Вечером он собирался в театр, а она спросила:
— Что ты собираешься делать?
— Я же тебе говорил: иду к Станиславскому договариваться о читке пьесы.
— Ах, пьеса... Я не об этом.
— О чём же ещё? Других дел у меня нет.
— Я думаю...
Он знал, о чём она думает, но говорить об этом не следовало.
— Не надо сейчас думать. Вот пройдёт читка, поговорю с режиссёрами, с актёрами...
— Я думаю, что сегодня очень плохая погода для твоих лёгких.
— Погода знакомая — ялтинская.
Шла «Чайка». В Каретном ряду у театра с обеих сторон вереницы пролёток. Яркая пыль мороси вокруг газовых фонарей. У входа и у касс, в голубой полосе света движущаяся, шумящая, суетящаяся толпа. Просят билеты, предлагают букеты, разыскивают знакомых, кричат: «Сегодня в театре будет Горький! Ура!.. И Чехов!..», «Господа, не верьте: Чехов в Ялте!..»
Сосредоточившись, не глядя по сторонам, пробирался он через толпу, но ему перегородило путь женское меховое манто. Он поднял взгляд и увидел счастливую улыбку Елены Михайловны Юст.
— О-о! Cher maitre! Какое счастье! Как вы? Надолго в Москву?
— Вы в театр? Пойдёмте со мной.
— Вы знаете, что с вами я готова на край света и даже в Австралию, а сейчас — увы. Приходила за билетами для знакомых. Они специально приехали из-за границы. А вы знаете, я недавно познакомилась с Лидией Стахиевной. Мы так много говорили о вас.
— Представляю, что вы говорили. То-то у меня был страшный приступ икоты, и пришлось приглашать врача.
— О вас только хорошее.
— Как о мёртвом? Покорно благодарю.
— Когда мы встретимся?
— Увы: уезжаю в Ялту.
Следовало её остановить, сказать что-то хорошее, важное, но он не знал, что они не встретятся больше никогда.
В театре в директорской ложе сидел Горький в тесном костюме, похожий на провинциального актёра. Конечно, последовали лобызания и восклицания:
— Этот замечательный театр — ваш театр, Антон Павлович! Который уже раз смотрю эту «Чайку» и каждый раз плачу, грешный человек. Не работать для такого театра — преступление. И я тоже осмелился: пишу пьесу.
— Напишете — покажите. Я — стреляный воробей: подскажу что-нибудь. О чём пишете?
— Как-то даже и не знаю, как объяснить. О людях. Но о разных. Хочу научиться обижать людей.
— Зачем же обижать?
— Чтобы не прятались от жизни, от борьбы. А то иные боятся, что в борьбе погибнет культура, исчезнет совершенный человек. Теперь и не нужен совершенный человек. Ныне нужен боец, рабочий, мститель... Вот в «Песне о Соколе» я...

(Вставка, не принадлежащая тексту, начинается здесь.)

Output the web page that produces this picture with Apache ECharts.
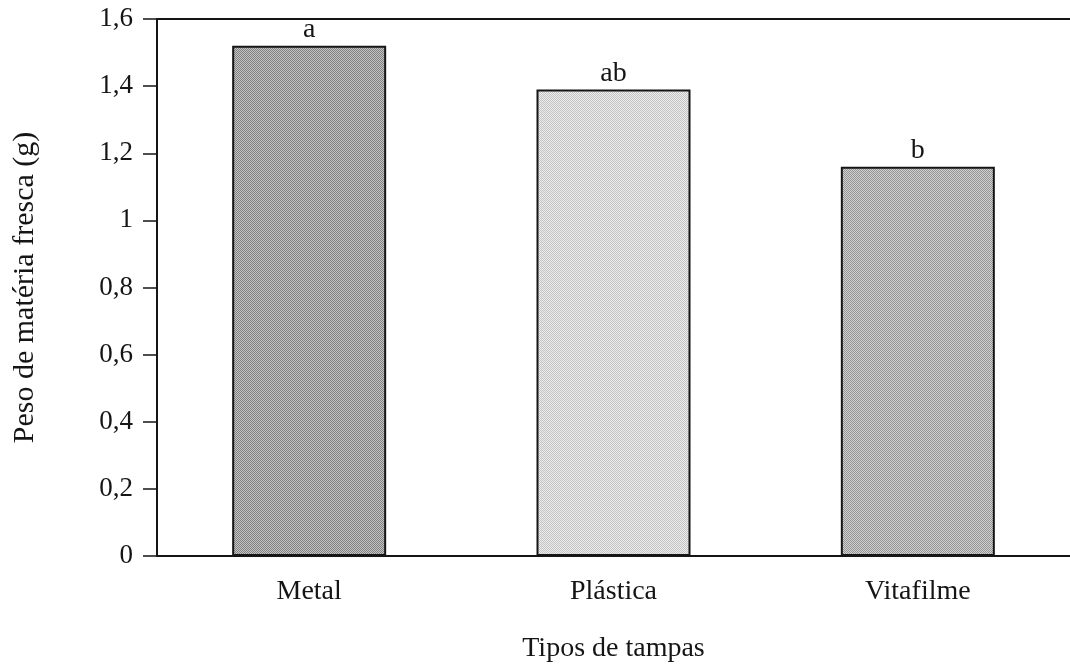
<!DOCTYPE html>
<html>
<head>
<meta charset="utf-8">
<script src="https://cdn.jsdelivr.net/npm/echarts@6/dist/echarts.min.js"></script>
<style>
  html, body { margin: 0; padding: 0; background: #fff; }
  #chart { width: 1070px; height: 668px; }
</style>
</head>
<body>
<div id="chart"></div>
<script>
// Fresh-matter weight by lid type
const categories = ['Metal', 'Plástica', 'Vitafilme'];
const values = [1.52, 1.39, 1.16];
const letters = ['a', 'ab', 'b'];
const yTicks = ['0', '0,2', '0,4', '0,6', '0,8', '1', '1,2', '1,4', '1,6'];

// Stippled fill: small checker of two greys
function stipple(dark, light) {
  const c = document.createElement('canvas');
  c.width = 2; c.height = 2;
  const g = c.getContext('2d');
  g.fillStyle = light; g.fillRect(0, 0, 2, 2);
  g.fillStyle = dark; g.fillRect(0, 0, 1, 1); g.fillRect(1, 1, 1, 1);
  return { image: c, repeat: 'repeat' };
}
const fills = [
  stipple('#808080', '#c4c4c4'),
  stipple('#c2c2c2', '#eeeeee'),
  stipple('#939393', '#d2d2d2')
];

const font = '"Liberation Serif", "Times New Roman", serif';
const ink = '#151515';
const chart = echarts.init(document.getElementById('chart'), null, { renderer: 'canvas' });
chart.setOption({
  animation: false,
  backgroundColor: '#fff',
  grid: { left: 157, right: -2, top: 19, bottom: 110 },
  xAxis: [{
    type: 'category',
    data: categories,
    name: 'Tipos de tampas',
    nameLocation: 'middle',
    nameGap: 79,
    nameTextStyle: { fontFamily: font, fontSize: 28, color: ink },
    axisLine: { lineStyle: { color: ink, width: 2 } },
    axisTick: { alignWithLabel: true, length: 14, lineStyle: { color: ink, width: 1.5 } },
    axisLabel: { fontFamily: font, fontSize: 28, color: ink, margin: 22 }
  }, {
    type: 'category',
    data: categories,
    position: 'top',
    axisLine: { show: true, lineStyle: { color: ink, width: 2 } },
    axisTick: { show: false },
    axisLabel: { show: false }
  }],
  yAxis: {
    type: 'value',
    min: 0, max: 1.6, interval: 0.2,
    name: 'Peso de matéria fresca (g)',
    nameLocation: 'middle',
    nameGap: 117,
    nameRotate: 90,
    nameTextStyle: { fontFamily: font, fontSize: 30, color: ink },
    axisLine: { show: true, lineStyle: { color: ink, width: 2 } },
    axisTick: { show: true, length: 14, lineStyle: { color: ink, width: 1.5 } },
    splitLine: { show: false },
    axisLabel: {
      fontFamily: font, fontSize: 27, color: ink, margin: 24,
      formatter: (v) => yTicks[Math.round(v / 0.2)]
    }
  },
  series: [{
    type: 'bar',
    barWidth: 154,
    data: values.map((v, i) => ({
      value: v,
      itemStyle: { color: fills[i], borderColor: ink, borderWidth: 2 }
    })),
    label: {
      show: true,
      position: 'top',
      distance: 2,
      fontFamily: font,
      fontSize: 28,
      color: ink,
      formatter: (p) => letters[p.dataIndex]
    }
  }]
});
</script>
</body>
</html>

— Извините, Алексей Максимович, я должен идти к начальству, к Станиславскому.
Он прошёл за кулисы во время первого действия, когда шёл эпизод после пьесы Треплева. Здесь в ожидании своего выхода стоял Мейерхольд — Треплев. Увидев Чехова, просиял, потянулся к нему, спросил о здоровье, о новой пьесе, о роли для себя.
— Для вас обязательно, Всеволод. Большая роль. Влюблённый офицер, немец, в очках, и любит философствовать. На днях буду читать.
— Вы знаете, что наша «Снегурочка» провалилась?
— Да. Я предупреждал Станиславского, что эта пьеса не для вашего театра. Да и время не то. Один писатель сказал мне, что сейчас надо обижать людей.
— Людей сейчас обижают достаточно, но если ещё и искусство будет обижать людей, то... то это не искусство. А в «Снегурочке» хорошо показался наш новый актёр Качалов[75]. Прекрасно читал Берендея.
Под сценой уже изобразили вой собаки, сказал свою реплику учитель: «А сколько жалованья получает синодальный певчий?», и за кулисы вышли и Станиславский, и Ольга, и Лилина, и все остальные, кроме Вишневского — Дорна, который хорошо говорил свой текст: «Не знаю, быть может, я ничего не понимаю или сошёл с ума, но пьеса мне понравилась...»
Станиславский раскрыл объятия Чехову, сделал приглашающий жест. Мейерхольд собрался, печаль, боль уязвлённого самолюбия, досада на преследующую его Машу тенью легли на лицо. Быстро вышел на сцену, сказал: «Уже нет никого». Его выразительный голос хотелось слушать и слушать, но Станиславский ждал.